Becoming an IRON FATHER means standing strong as a pillar of calm and reason, even when the storm rages.
Let’s face it—kids can test us. They push boundaries, speak out of turn, and sometimes unleash their frustrations in ways that leave us questioning our own patience and sanity. But here’s the truth: our children are still learning how to navigate the complex world of emotions. Many of us didn’t learn those tools as kids, either. Schools don’t teach emotional intelligence, and let’s be honest, life often leaves parents too stretched to address it properly at home. But that’s exactly where we, as fathers, come in.
The easy route is to react—to yell, punish, or snap back with sarcasm. It’s quick, it’s immediate, and it might feel like it works in the moment. But those responses don’t teach lessons; they sow seeds of fear, resentment, and confusion. Yelling may silence your child, but it won’t make them feel understood. Sarcasm might cut short the argument, but it won’t help them process their emotions.
As fathers, our job isn’t just to correct behavior; it’s to teach and guide, and that starts with self-control.
When your child is upset, think of it as them standing in their own storm. They’re overwhelmed, struggling to process feelings they don’t fully understand. Sometimes, they just need to vent, to let the pressure out in the presence of someone who won’t judge or retaliate. That someone needs to be you. By staying calm, you’re modeling the emotional control they need to learn. You’re showing them what it looks like to weather the storm without being consumed by it.
This isn’t about being a pushover or ignoring bad behavior. It’s about responding with reason instead of reaction. When your child lashes out, take a breath. Pause. Ask yourself: what’s really going on here? Are they tired, hungry, or overwhelmed?

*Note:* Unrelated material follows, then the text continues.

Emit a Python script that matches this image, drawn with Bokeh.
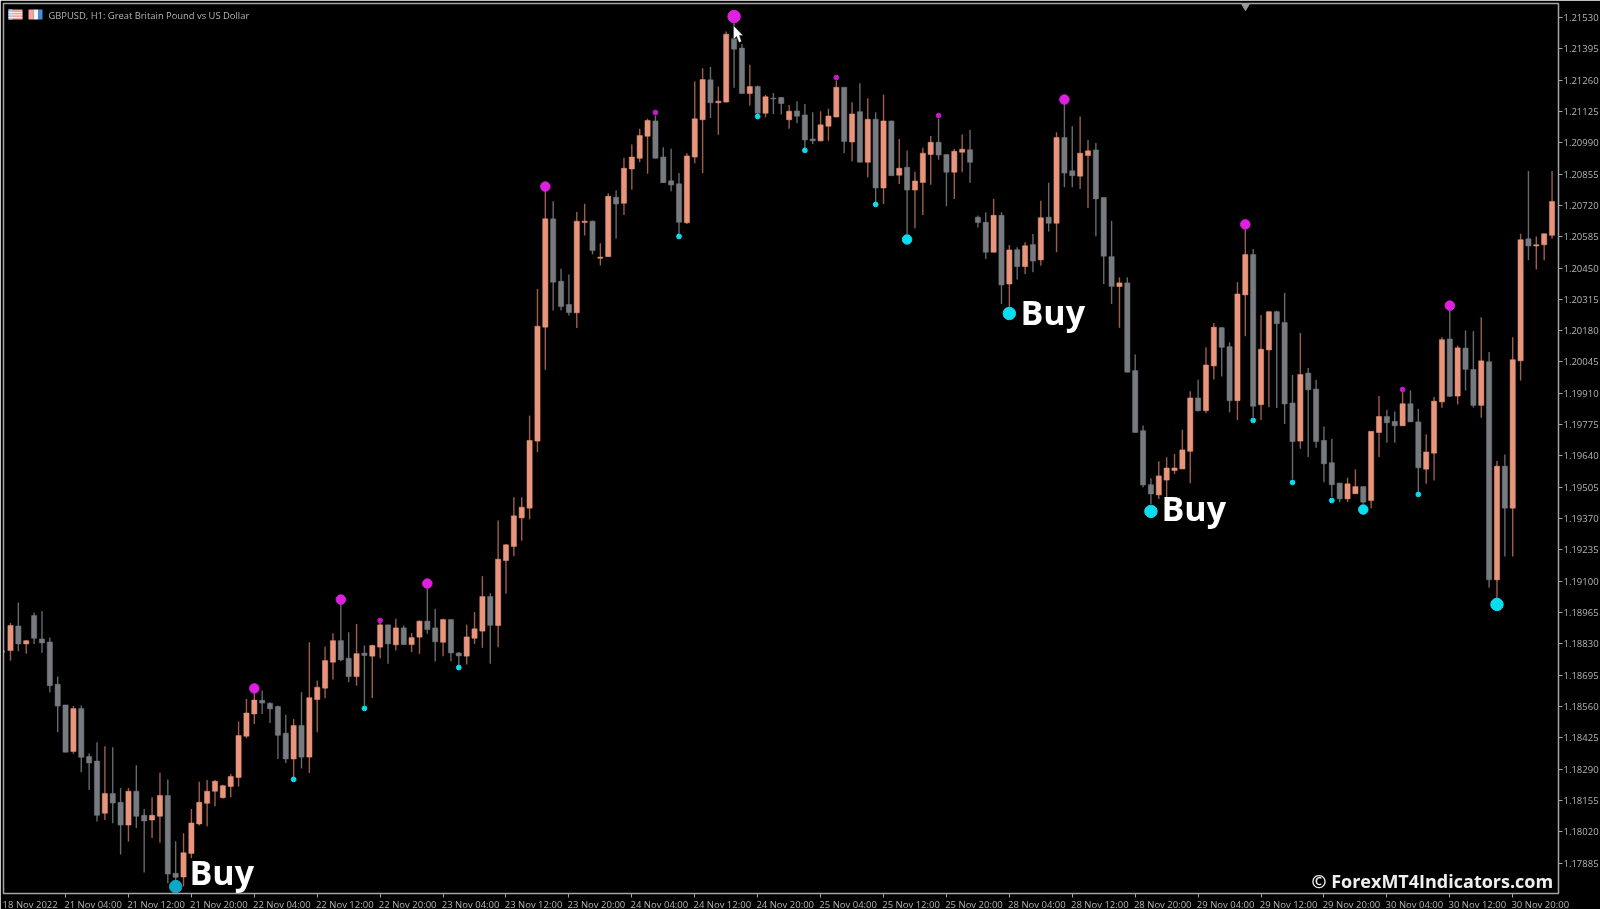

Have they had a hard day? Or maybe they’ve never been taught how to handle this particular emotion. The answer to those questions can guide your response.
For example, instead of yelling, try saying, “I can see you’re upset. Can you help me understand what’s going on?” Instead of sarcasm, try, “It seems like something’s bothering you. Let’s talk about it.” These approaches don’t just defuse the immediate situation—they teach your child that their emotions are valid and that there are constructive ways to express them.
Building emotional intelligence in our kids starts with building it in ourselves. The gym teaches us this principle well. Under the barbell, you learn to control your breathing, focus your mind, and push through discomfort with purpose. That same discipline applies to parenting. When emotions run high, your ability to stay grounded becomes the anchor your family needs.
Your calm presence teaches your children resilience. It shows them that no matter how turbulent their feelings, they can find their way back to balance. It helps them trust that you are a safe space—someone who will listen without judgment, someone who will guide without shaming. Over time, they’ll begin to internalize these lessons, and you’ll see them starting to manage their emotions with the same calm and reason you’ve shown them.
“The true measure of a Father is not found in the absence of storms, but in his ability to stand firm, react calmly, and guide his family through the tempest.” – Járn Ulfstaður
The world won’t teach our children these skills. It’s up to us as fathers to fill that gap. It’s not always easy, and you won’t get it right every time. But the effort matters. Becoming an IRON FATHER isn’t about perfection—it’s about persistence. It’s about showing up, even when it’s hard, and being the steady hand that helps your children find their way through the storm.
So, the next time your child’s emotions flare, remember this: you’re not just their father. You’re their example. Be the pillar of reason. Be the calm in their storm. Teach them, through your actions, how to weather life’s challenges with strength and grace. That’s what it means to be an IRON FATHER.